Byron Rodas, Plaintiff-Appellant, v. Family Services, Incorporated, Kelly Blunt, Shannon Tait, Relapse Intervention for Sex Crimes, Program, (RISC), Defendants-Appellees.


Decided: January 19, 2018

PRESENT: ROBERT A. KATZMANN, Chief Judge, JOHN M. WALKER, JR., GUIDO CALABRESI, Circuit Judges. FOR PLAINTIFF-APPELLANT: Byron Rodas, pro se, Dannemora, NY. FOR DEFENDANTS-APPELLEES: Brendan T. Fitzpatrick, Goldberg Segalla LLP, Garden City, NY.


Appellant Byron Rodas appeals from a judgment sua sponte dismissing his suit brought under 42 U.S.C. § 1983. Rodas was enrolled in a Relapse Intervention for Sex Crimes (“RISC”) program run by Appellees. He was discharged from that program, which resulted in his imprisonment. In 2014, Rodas sued Appellees, asserting due process and equal protection claims stemming from his discharge from the program. The district court dismissed his complaint for failure to allege state action, and we dismissed his appeal as untimely. In 2016, Rodas again sued Appellees based on his discharge from the program. The district court sua sponte dismissed his complaint as barred by claim preclusion. This appeal followed. We assume the parties' familiarity with the underlying facts, the procedural history of the case, and the issues on appeal.

We review a district court's sua sponte 28 U.S.C. § 1915(e)(2) dismissal de novo, Giano v. Goord, 250 F.3d 146, 149—50 (2d Cir. 2001), abrogated on other grounds by Porter v. Nussle, 534 U.S. 516 (2002), and conclude that the district court properly dismissed the complaint as claim precluded. A claim is precluded when “(1) the previous action involved an adjudication on the merits; (2) the previous action involved the plaintiffs or those in privity with them; (3) the claims asserted in the subsequent action were, or could have been, raised in the prior action.” Monahan v. N.Y.C. Dept. of Corr., 214 F.3d 275, 285 (2d Cir. 2000). Pursuant to this three-prong test, the district court properly found that Rodas' 2014 action ended in an adjudication on the merits; that the 2014 action and the current one involved the same parties; and that both the 2014 action and the current one asserted constitutional claims under § 1983 based on Rodas' discharge from the RISC program.

Moreover, the Appellees' refusal to provide certain documents to Rodas following the termination of his 2014 action does not transform his present action into a “new” claim.
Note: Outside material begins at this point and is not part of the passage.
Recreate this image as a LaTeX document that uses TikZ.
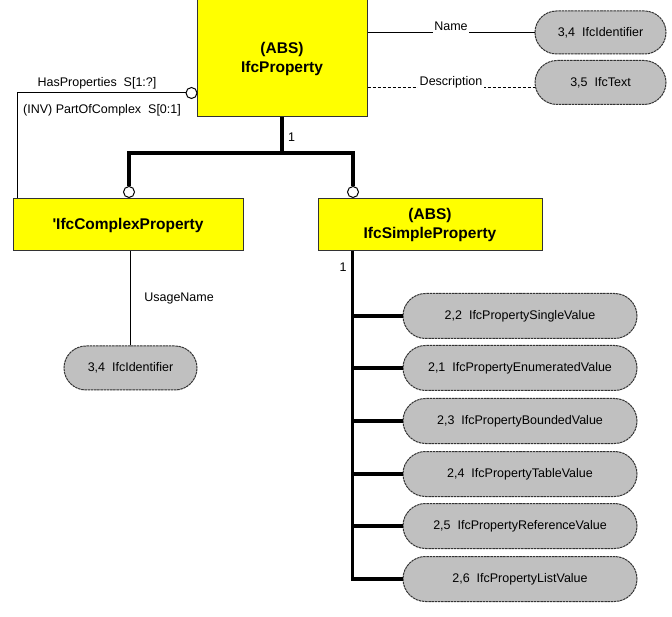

Rodas argues in both actions that he had a liberty interest in staying in the RISC program—and thus out of jail—and Appellees deprived him of that interest without due process. Rodas has not established that he has a separate liberty interest in the documents he later tried to obtain from them.

We have considered Rodas' remaining arguments and find them to be without merit. Accordingly, we AFFIRM the district court's judgment.